What is it that makes memories come flooding back as if they had just happened yesterday?
What is the trigger?
I was just lying on my bed, thinking about a FB conversation I had with someone I know, about why we are no longer friends. It was quite upsetting.
I don’t have many friends and I was trying to cultivate one with her. I had told her about the husband’s affair and the issues I have with my children. She talked about her children as well and menopause, about getting a job and the various reasons why she was doing that.
Soon it became clear that she was not really interested in the ongoing saga of my marriage. one night she said things like me never resolving anything. so I must not be ready to resolve it. and then said she wasn’t being a very good cheerleader. I asked her if everything was ok to which she replied “we all have stuff” I said true… and left it at that feeling that she did not want to talk about it. we chatted a few more times about jobs and such. I didn’t really bring up my situation feeling she didn’t want to hear about it anymore since I wasn’t going to “do” anything to resolve it.
a couple of months later (we didn’t talk for about a month and a half, I would see her on FB, figured she was playing the game she liked to play and if she wanted to see how I was she would ask… I was always the first to make contact) I asked how she was, no answer. I messaged her the next day as well when I saw she on FB. she answered and told me more stuff about quitting two new jobs in two weeks. so we talked a little about that. then I told her I just wanted to check in and see how she was doing, since it had been a long time since we talked. she said she hasn’t been talking to much of anyone because she had too much going on. so I asked if everything was ok. to which she replied that sometimes you can talk something to death. and that she liked to figure it out and change it. I said that isn’t always easy when others are involved.. she replied, not easy but necessary. Again I thought she didn’t want to talk about her stuff and disproved of the way I was handling mine. So I said hope you get things figured out and call me if you need anything.
about a week later I said to her ” hey I have been a bit worried about you. you ok” to which she replied “Don’t worry about me… I’m fine, just swamped.” me:”you seemed like you were not doing well last week” her: “I hit a snag & figure out a solution!” Me: “that is good… wish solutions were always available” she did not reply.
a week or so later I told her I needed to buy something from her pampered chef business… she never replied. that was in september.
tonight I asked how she was doing and it all started out ok. I asked if she was working and where and if it was full-time. she said she wasn’t telling anyone where she was working… I asked why the secrecy and she replied “those that give a shit know”
WOW I said I give a shit. and then it went down hill from there….

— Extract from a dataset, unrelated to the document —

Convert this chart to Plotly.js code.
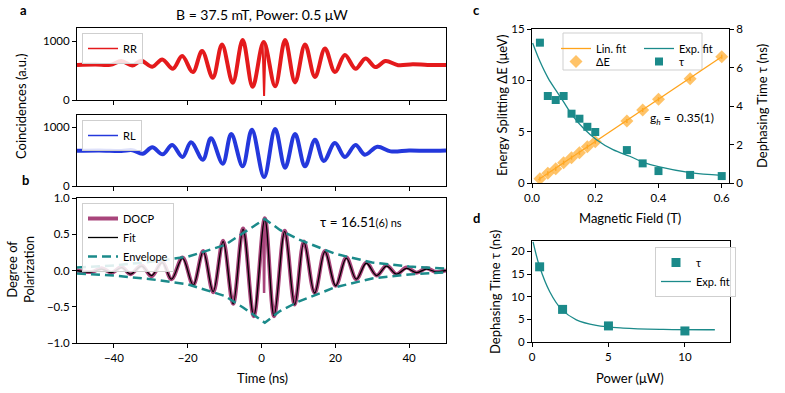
<!DOCTYPE html>
<html>
<head>
<meta charset="utf-8">
<script src="https://cdn.plot.ly/plotly-3.0.1.min.js"></script>
<style>
  body { margin: 0; background: #fff; }
  #plot { width: 785px; height: 393px; }
</style>
</head>
<body>
<div id="plot"></div>
<script>
// ---- a: RR / RL coincidences (turning points) ----
const rrTime = [-50, -45, -41, -38, -35, -32.6, -29.6, -26.9, -24, -21.5, -18.6, -16.1, -13.2, -10.7, -7.8, -5.1, -2.4, 0.6,
                3.7, 6.4, 9.1, 11.8, 14.5, 17.2, 19.9, 22.6, 25.5, 28.2, 30.9, 33.6, 37, 41, 45, 50];
const rrCounts = [600, 605, 600, 665, 590, 670, 568, 693, 534, 750, 477, 835, 380, 949, 295, 1023, 227, 990,
                  233, 1023, 301, 949, 392, 880, 477, 767, 534, 710, 562, 665, 595, 610, 600, 600];
const rrDipTime = [0.3, 0.7, 1.1];
const rrDipCounts = [960, 68, 960];

const rlTime = [-50, -44, -38, -35, -32.2, -29.6, -26.8, -24.2, -21.4, -19.1, -15.9, -13.7, -10.5, -8.2, -5.1, -2.6, 0.7,
                3.7, 6.4, 9.1, 11.8, 14.5, 16.9, 19.9, 22.6, 25.5, 28, 31.4, 35, 40, 45, 50];
const rlCounts = [600, 605, 598, 610, 551, 659, 540, 699, 494, 744, 449, 812, 381, 886, 335, 960, 153,
                  972, 313, 886, 335, 790, 426, 733, 494, 699, 534, 670, 590, 605, 600, 605];

// ---- b: degree of polarization ----
const docpTime = [-50, -46, -43.3, -40.6, -37.9, -35.5, -32.5, -29.8, -26.9, -24.4, -21.4, -18.5, -15.8, -13.1, -10.4, -7.7, -5.0, -2.1, 0.9,
                  3.4, 6.3, 9.0, 11.5, 14.4, 17.2, 20.1, 23.0, 25.7, 28.4, 31.2, 33.9, 36.6, 39.3, 42.0, 44.7, 47.4, 50];
const docpValue = [0, -0.02, 0.03, -0.03, 0.05, -0.05, 0.07, -0.08, 0.12, -0.12, 0.18, -0.2, 0.27, -0.3, 0.41, -0.46, 0.58, -0.63, 0.72,
                   -0.63, 0.55, -0.47, 0.4, -0.31, 0.27, -0.21, 0.18, -0.12, 0.11, -0.07, 0.07, -0.05, 0.04, -0.03, 0.03, -0.02, 0];
const docpDipTime = [0.5, 0.7, 0.9];
const docpDipValue = [0.6, -0.31, 0.6];
const fitValue = [0, -0.02, 0.02, -0.03, 0.04, -0.05, 0.06, -0.07, 0.11, -0.12, 0.17, -0.2, 0.26, -0.29, 0.40, -0.46, 0.57, -0.625, 0.71,
                  -0.625, 0.54, -0.47, 0.39, -0.31, 0.26, -0.21, 0.17, -0.12, 0.10, -0.07, 0.06, -0.05, 0.03, -0.03, 0.02, -0.02, 0];
const envTime = [-50, -40, -30, -20, -10, -5, 0.9, 5, 10, 20, 30, 40, 50];
const envUpper = [0.04, 0.07, 0.12, 0.19, 0.35, 0.51, 0.71, 0.56, 0.43, 0.23, 0.11, 0.055, 0.025];
const envLower = [-0.04, -0.07, -0.12, -0.19, -0.35, -0.51, -0.72, -0.56, -0.43, -0.23, -0.11, -0.055, -0.025];

// ---- c: splitting and dephasing vs magnetic field ----
const bField = [0.025, 0.05, 0.075, 0.1, 0.125, 0.15, 0.175, 0.2, 0.3, 0.35, 0.4, 0.5, 0.6];
const splitting = [0.42, 0.94, 1.39, 1.98, 2.47, 2.95, 3.54, 4.02, 6.04, 7.11, 8.15, 10.16, 12.3];
const splitErr = [0.2, 0.2, 0.2, 0.2, 0.2, 0.2, 0.2, 0.2, 0.2, 0.2, 0.2, 0.2, 0.2];
const tauField = [7.29, 4.52, 4.31, 4.52, 3.6, 3.34, 2.92, 2.65, 1.71, 1.02, 0.62, 0.42, 0.36];
const linFitB = [0.02, 0.6];
const linFitE = [0.31, 12.3];
const expFitB = [0.002, 0.025, 0.051, 0.078, 0.099, 0.13, 0.162, 0.204, 0.256, 0.309, 0.35, 0.4, 0.5, 0.6];
const expFitTau = [7.27, 6.32, 5.45, 4.76, 4.24, 3.46, 2.86, 2.25, 1.73, 1.39, 1.09, 0.85, 0.54, 0.40];

// ---- d: dephasing vs power ----
const power = [0.5, 2, 5, 10];
const tauPower = [16.6, 7.2, 3.55, 2.44];
const tauPowerErr = [0.3, 0.2, 0.1, 0.1];
const expFitP = [0.07, 0.5, 1.16, 1.92, 2.9, 4.2, 5.96, 8.58, 11.96];
const expFitTauP = [22.1, 16.6, 11.1, 7.25, 4.9, 3.67, 3.08, 2.79, 2.70];

const RED = '#e41a1c', BLUE = '#2438dc', DOCP = '#a8457b', TEAL = '#1b8a8a', ORANGE = '#ffa31a';

// figure is laid out in pixels, converted to paper fractions
const W = 785, H = 393;
const px = v => v / W;
const py = v => 1 - v / H;

const traces = [
  { x: rrTime, y: rrCounts, xaxis: 'x', yaxis: 'y', mode: 'lines', showlegend: false,
    line: { color: RED, width: 4, shape: 'spline', smoothing: 1 } },
  { x: rrDipTime, y: rrDipCounts, xaxis: 'x', yaxis: 'y', mode: 'lines', showlegend: false,
    line: { color: RED, width: 2 } },
  // legend entry only (thin sample like the original)
  { x: [null], y: [null], xaxis: 'x', yaxis: 'y', mode: 'lines', name: 'RR', legend: 'legend',
    line: { color: RED, width: 1.5 } },
  { x: rlTime, y: rlCounts, xaxis: 'x2', yaxis: 'y2', mode: 'lines', showlegend: false,
    line: { color: BLUE, width: 4, shape: 'spline', smoothing: 1 } },
  { x: [null], y: [null], xaxis: 'x2', yaxis: 'y2', mode: 'lines', name: 'RL', legend: 'legend2',
    line: { color: BLUE, width: 1.5 } },
  { x: docpTime, y: docpValue, xaxis: 'x3', yaxis: 'y3', mode: 'lines', name: 'DOCP', legend: 'legend3',
    line: { color: DOCP, width: 4, shape: 'spline', smoothing: 1 } },
  { x: docpDipTime, y: docpDipValue, xaxis: 'x3', yaxis: 'y3', mode: 'lines', showlegend: false,
    line: { color: DOCP, width: 2.5 } },
  { x: docpTime, y: fitValue, xaxis: 'x3', yaxis: 'y3', mode: 'lines', name: 'Fit', legend: 'legend3',
    line: { color: '#000', width: 1.3, shape: 'spline', smoothing: 1 } },
  { x: envTime, y: envUpper, xaxis: 'x3', yaxis: 'y3', mode: 'lines', name: 'Envelope', legend: 'legend3',
    line: { color: TEAL, width: 2.5, dash: '9px,5px' } },
  { x: envTime, y: envLower, xaxis: 'x3', yaxis: 'y3', mode: 'lines', showlegend: false,
    line: { color: TEAL, width: 2.5, dash: '9px,5px' } },
  { x: linFitB, y: linFitE, xaxis: 'x4', yaxis: 'y4', mode: 'lines', name: 'Lin. fit', legend: 'legend4',
    line: { color: ORANGE, width: 1.3 } },
  { x: expFitB, y: expFitTau, xaxis: 'x4', yaxis: 'y5', mode: 'lines', name: 'Exp. fit', legend: 'legend4',
    line: { color: TEAL, width: 1.3, shape: 'spline', smoothing: 1 } },
  { x: bField, y: splitting, xaxis: 'x4', yaxis: 'y4', mode: 'markers', name: 'ΔE', legend: 'legend5',
    error_y: { type: 'data', array: splitErr, color: ORANGE, thickness: 1.5, width: 0 },
    marker: { symbol: 'diamond', size: 10, color: 'rgba(255,170,40,0.7)', line: { width: 0 } } },
  { x: bField, y: tauField, xaxis: 'x4', yaxis: 'y5', mode: 'markers', name: 'τ', legend: 'legend5',
    marker: { symbol: 'square', size: 8, color: TEAL } },
  { x: power, y: tauPower, xaxis: 'x5', yaxis: 'y6', mode: 'markers', name: 'τ', legend: 'legend6',
    error_y: { type: 'data', array: tauPowerErr, color: TEAL, thickness: 1.5, width: 0 },
    marker: { symbol: 'square', size: 9, color: TEAL } },
  { x: expFitP, y: expFitTauP, xaxis: 'x5', yaxis: 'y6', mode: 'lines', name: 'Exp. fit', legend: 'legend6',
    line: { color: TEAL, width: 1.3, shape: 'spline', smoothing: 1 } }
];

const ax = {
  showline: true, linecolor: '#000', linewidth: 1, mirror: true,
  ticks: 'outside', ticklen: 4, tickwidth: 1, tickcolor: '#000',
  showgrid: false, zeroline: false, tickfont: { size: 11.5 }
};
const timeTicks = [-40, -20, 0, 20, 40];

const legendBox = { xanchor: 'left', yanchor: 'top', bgcolor: 'rgba(255,255,255,0.85)',
  bordercolor: '#cfcfcf', borderwidth: 1, font: { size: 11 }, tracegroupgap: 0 };

// text placed in pixels
function label(text, x, y, size, angle) {
  return { text: text, x: px(x), y: py(y), xref: 'paper', yref: 'paper', xanchor: 'center', yanchor: 'middle',
    showarrow: false, textangle: angle || 0, font: { size: size } };
}

const layout = {
  width: W, height: H,
  margin: { l: 0, r: 0, t: 0, b: 0 },
  paper_bgcolor: '#fff', plot_bgcolor: 'rgba(0,0,0,0)',
  font: { family: 'Lato, "Open Sans", sans-serif', size: 12, color: '#000' },
  showlegend: true,
  xaxis: Object.assign({}, ax, { domain: [px(77), px(446)], anchor: 'y', range: [-50, 50],
    tickvals: timeTicks, showticklabels: false }),
  yaxis: Object.assign({}, ax, { domain: [py(100), py(28)], anchor: 'x', range: [0, 1230], tickvals: [0, 1000] }),
  xaxis2: Object.assign({}, ax, { domain: [px(77), px(446)], anchor: 'y2', range: [-50, 50],
    tickvals: timeTicks, showticklabels: false }),
  yaxis2: Object.assign({}, ax, { domain: [py(186), py(115)], anchor: 'x2', range: [0, 1210], tickvals: [0, 1000] }),
  xaxis3: Object.assign({}, ax, { domain: [px(77), px(446)], anchor: 'y3', range: [-50, 50], tickvals: timeTicks }),
  yaxis3: Object.assign({}, ax, { domain: [py(343), py(198)], anchor: 'x3', range: [-1, 1],
    tickvals: [-1, -0.5, 0, 0.5, 1], tickformat: '.1f' }),
  xaxis4: Object.assign({}, ax, { domain: [px(532), px(729)], anchor: 'y4', range: [0, 0.623],
    tickvals: [0, 0.2, 0.4, 0.6], tickformat: '.1f' }),
  yaxis4: Object.assign({}, ax, { domain: [py(183), py(29)], anchor: 'x4', range: [0, 15], tickvals: [0, 5, 10, 15] }),
  yaxis5: Object.assign({}, ax, { overlaying: 'y4', side: 'right', anchor: 'x4', range: [0, 8], mirror: false,
    tickvals: [0, 2, 4, 6, 8] }),
  xaxis5: Object.assign({}, ax, { domain: [px(532), px(730)], anchor: 'y6', range: [0, 12.95], tickvals: [0, 5, 10] }),
  yaxis6: Object.assign({}, ax, { domain: [py(342), py(241)], anchor: 'x5', range: [0, 22.3],
    tickvals: [0, 5, 10, 15, 20] }),
  legend: Object.assign({}, legendBox, { x: px(82), y: py(33) }),
  legend2: Object.assign({}, legendBox, { x: px(82), y: py(120) }),
  legend3: Object.assign({}, legendBox, { x: px(82), y: py(203) }),
  legend4: { x: px(556), y: py(34), xanchor: 'left', yanchor: 'top', orientation: 'h',
    bgcolor: 'rgba(0,0,0,0)', font: { size: 11 }, entrywidth: 38, entrywidthmode: 'pixels' },
  legend5: { x: px(556), y: py(47), xanchor: 'left', yanchor: 'top', orientation: 'h',
    bgcolor: 'rgba(0,0,0,0)', font: { size: 11 }, entrywidth: 38, entrywidthmode: 'pixels' },
  legend6: Object.assign({}, legendBox, { x: px(655), y: py(247) }),
  shapes: [
    { type: 'rect', xref: 'paper', yref: 'paper', x0: px(563), x1: px(702), y0: py(70), y1: py(33),
      line: { color: '#cfcfcf', width: 1 }, fillcolor: 'rgba(255,255,255,0.85)', layer: 'below' }
  ],
  annotations: [
    label('<b>a</b>', 23, 10, 13),
    label('<b>b</b>', 25, 180, 13),
    label('<b>c</b>', 476, 10, 13),
    label('<b>d</b>', 476, 218, 13),
    label('B = 37.5 mT, Power: 0.5 μW', 262, 15, 14),
    label('Coincidences (a.u.)', 21, 107, 13, -90),
    label('Degree of<br>Polarization', 20, 270, 13, -90),
    label('Time (ns)', 262, 378, 13),
    label('Magnetic Field (T)', 630, 218, 13),
    label('Energy Splitting ΔE (μeV)', 502, 106, 13, -90),
    label('Dephasing Time τ (ns)', 762, 106, 13, -90),
    label('Power (μW)', 630, 378, 13),
    label('Dephasing Time τ (ns)', 495, 292, 13, -90),
    label('τ = 16.51<span style="font-size:11px">(6) ns</span>', 361, 222, 13.5),
    label('g<sub><i>h</i></sub> =  0.35(1)', 682, 118, 12)
  ]
};

Plotly.newPlot('plot', traces, layout, { displayModeBar: false, staticPlot: true });
</script>
</body>
</html>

I’m not sure but I think we are no longer friends because I didn’t have a pampered chef party for her.
So what does all of this have to do with memories that roll over you like a wave? Maybe it put me in the frame of mind to recall things, I was trying to figure out if I had been a bad friend. I have been self consumed with surviving my husband’s affair and recovering from my depression.
I really don’t want to remember the email I found that uncovered the affair. I don’t want to remember the FB message begining, I assume FB is still safe. I don’t want to remember any of it. I want to put it all behind us, move on and concentrate on becoming us.
If only solutions were as easy to figure out as my non-friend claims they are.